Eis um cenário muito possível: “Teremos a circular não só o Sars-Cov-2 mas também o vírus da gripe, com alguma semelhança de sintomatologia que levará a uma maior dificuldade na identificação de casos e na separação dos casos. Estamos preocupados. Estamos a trabalhar no reforço da capacidade laboratorial. Precisamos de ampliar significativamente a nossa capacidade de testagem, que tem sido um dos sustentáculos da nossa ação. Queremos ir mais além”.

Marta Temido deu ainda uma notícia: “Comprámos este ano mais 600 mil doses de vacinas [para a gripe] do que os 2 milhões que são habituais. A intenção é administrar mais cedo e evitar o mais possível que tenhamos convivência de infeções que nos irão dificultar o trabalho”.

Há um problema e tem nome: falta de médicos de saúde pública

A ministra assumiu ainda que Portugal tem um problema: “Temos 363 médicos de saúde pública no país, no SNS. Não há mais. É claramente pouco. E a idade média são 59 anos. É uma força de trabalho envelhecida”. Este “é um problema que não é de hoje” e que tem um conjunto de causas: “É uma especialidade que tradicionalmente não era atrativa. Pela inexistência de contacto com o doente era considerada menos aliciante. Também pelas circunstâncias remuneratórias, por não haver determinadas compensações que existem em outras especialidades. Era, das especialidades, uma das últimas a serem escolhidas. E é, como estamos a ver agora, uma das mais importantes”.

Acresce que as equipas de saúde pública em Portugal são ainda “pouco multidisciplinares”, muito assentes em médicos e técnicos de saúde especializados, diz Marta Temido. É preciso complementá-las com “matemáticos, epidemiologistas, antropólogos, sociólogos. Estamos a fazer isso com protocolos com as universidades”.

A região Norte tem também melhores recursos operacionais em saúde pública do que Lisboa e Vale do Tejo. Questionada sobre isso, Marta Temido confirmou: “É um facto. Temos 38% dos médicos de saúde pública no Norte, 28% em Lisboa e Vale do Tejo — em números redondos. A capacidade de resposta é sem dúvida nenhuma melhor no Norte do que no Sul”.

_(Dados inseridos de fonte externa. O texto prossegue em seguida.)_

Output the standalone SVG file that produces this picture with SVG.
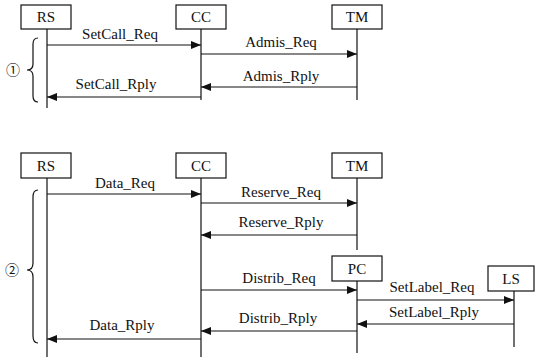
<svg xmlns="http://www.w3.org/2000/svg" width="535" height="363" viewBox="0 0 535 363">
<defs>
<marker id="ah" viewBox="0 0 10 8" refX="10" refY="4" markerWidth="10" markerHeight="8" orient="auto" markerUnits="userSpaceOnUse"><path d="M0,0 L10,4 L0,8 z" fill="#111"/></marker>
<style>
.box{fill:#fff;stroke:#111;stroke-width:1.2}
.life{stroke:#111;stroke-width:1.2;fill:none}
.msg{stroke:#111;stroke-width:1.2;fill:none;marker-end:url(#ah)}
.brace{stroke:#111;stroke-width:1.2;fill:none}
.t{font-family:'Liberation Serif', 'DejaVu Serif', serif;font-size:15px;fill:#111;text-anchor:middle}
.num{font-family:'Noto Sans CJK JP', 'DejaVu Sans', sans-serif;font-size:14px;fill:#111;text-anchor:middle}
</style>
</defs>
<rect width="535" height="363" fill="#fff"/>
<!-- Section 1 -->
<g id="rs1"><rect class="box" x="21" y="5" width="50" height="24"/><text class="t" x="46" y="22">RS</text><line class="life" x1="47" y1="29" x2="47" y2="108"/></g>
<g id="cc1"><rect class="box" x="176" y="5" width="50" height="24"/><text class="t" x="201" y="22">CC</text><line class="life" x1="201" y1="29" x2="201" y2="100"/></g>
<g id="tm1"><rect class="box" x="332" y="5" width="50" height="24"/><text class="t" x="357" y="22">TM</text><line class="life" x1="357" y1="29" x2="357" y2="100"/></g>
<g id="group1"><path class="brace" d="M38,38 Q33,38 33,44 L33,64 Q33,70 27,70 Q33,70 33,76 L33,96 Q33,102 38,102"/><text class="num" x="13" y="75">①</text></g>
<!-- Section 2 -->
<g id="rs2"><rect class="box" x="21" y="153" width="50" height="25"/><text class="t" x="46" y="171">RS</text><line class="life" x1="47" y1="178" x2="47" y2="357"/></g>
<g id="cc2"><rect class="box" x="176" y="153" width="50" height="25"/><text class="t" x="201" y="171">CC</text><line class="life" x1="201" y1="178" x2="201" y2="357"/></g>
<g id="tm2"><rect class="box" x="332" y="153" width="50" height="25"/><text class="t" x="357" y="171">TM</text><line class="life" x1="357" y1="178" x2="357" y2="250"/></g>
<g id="pc"><rect class="box" x="332" y="256" width="50" height="25"/><text class="t" x="357" y="274">PC</text><line class="life" x1="357" y1="281" x2="357" y2="353"/></g>
<g id="ls"><rect class="box" x="488" y="266" width="46" height="25"/><text class="t" x="511" y="284">LS</text><line class="life" x1="514" y1="291" x2="514" y2="347"/></g>
<g id="group2"><path class="brace" d="M38,190 Q33,190 33,197 L33,263 Q33,270 27,270 Q33,270 33,277 L33,336 Q33,343 38,343"/><text class="num" x="12" y="275">②</text></g>
<!-- Connectors -->
<g id="connectors">
<path class="msg" d="M47,45 H201"/><text class="t" x="120" y="39">SetCall_Req</text>
<path class="msg" d="M201,54 H357"/><text class="t" x="281" y="47">Admis_Req</text>
<path class="msg" d="M357,87 H201"/><text class="t" x="281" y="81">Admis_Rply</text>
<path class="msg" d="M201,97 H47"/><text class="t" x="116" y="89">SetCall_Rply</text>
<path class="msg" d="M47,194 H201"/><text class="t" x="125" y="188">Data_Req</text>
<path class="msg" d="M201,203 H357"/><text class="t" x="281" y="197">Reserve_Req</text>
<path class="msg" d="M357,235 H201"/><text class="t" x="281" y="227">Reserve_Rply</text>
<path class="msg" d="M201,290 H357"/><text class="t" x="279" y="283">Distrib_Req</text>
<path class="msg" d="M357,300 H514"/><text class="t" x="432" y="292">SetLabel_Req</text>
<path class="msg" d="M514,324 H357"/><text class="t" x="434" y="317">SetLabel_Rply</text>
<path class="msg" d="M357,331 H201"/><text class="t" x="278" y="323">Distrib_Rply</text>
<path class="msg" d="M201,339 H47"/><text class="t" x="122" y="330">Data_Rply</text>
</g>
</svg>
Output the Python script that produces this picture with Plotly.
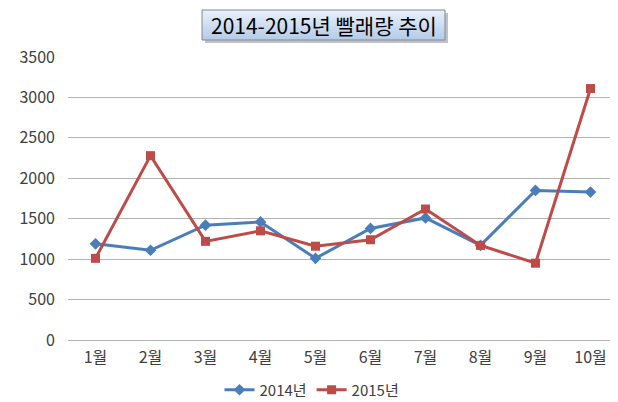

Já sobre a app que poderá auxiliar as autoridades a rastrear contactos de infetados, a ministra lembrou que muito recentemente a Comissão Nacional de Proteção de Dados “veio fazer um conjunto de recomendações que será preciso acautelar, em termos de processo legislativo e de enquadramento da aplicação”.

Estamos em crer que será importante a auxiliar para este trabalho de identificação de contactos”, apontou ainda, lembrando que é preciso porém “garantir que as pessoas a utilizem” voluntariamente e que o sistema de saúde está preparado para responder à informação e encaminhar contactos de infetados. “É algo que nos preocupa, não queremos ficar com a população perdida”. Quando estará em vigor? “Gostaria que fosse muito rapidamente” mas não há previsão de datas.

Medina? “Precisamos de maior eficiência, estamos todos de acordo”

Sobre as críticas do presidente da Câmara Municipal de Lisboa, Fernando Medina, ao trabalho de chefias de saúde, Marta Temido garantiu que “não ficou surpreendida” com as palavras do autarca socialista.

“Ao longo destes quatro meses, o ministério, autoridades de Saúde e Direção Geral da Saúde têm sido objeto de muita atenção, muito escrutínio e muitos reparos. Isso aconteceu no Porto, em Ovar. Se precisamos de maior eficiência? Nisso estamos todos de acordo”, apontou.

Não me parece que possamos dizer que as chefias do nosso país na área da saúde pública, que nos ajudaram a chegar até aqui, são incompetentes”, contrapôs no entanto.

“Compreendo a enorme pressão a que todos estamos sujeitos neste processo e sou a primeira a senti-la. Cada um dos elos tem responsabilidade de referir o que não está bem, temos de continuar a trabalhar e a construir”, vincou ainda.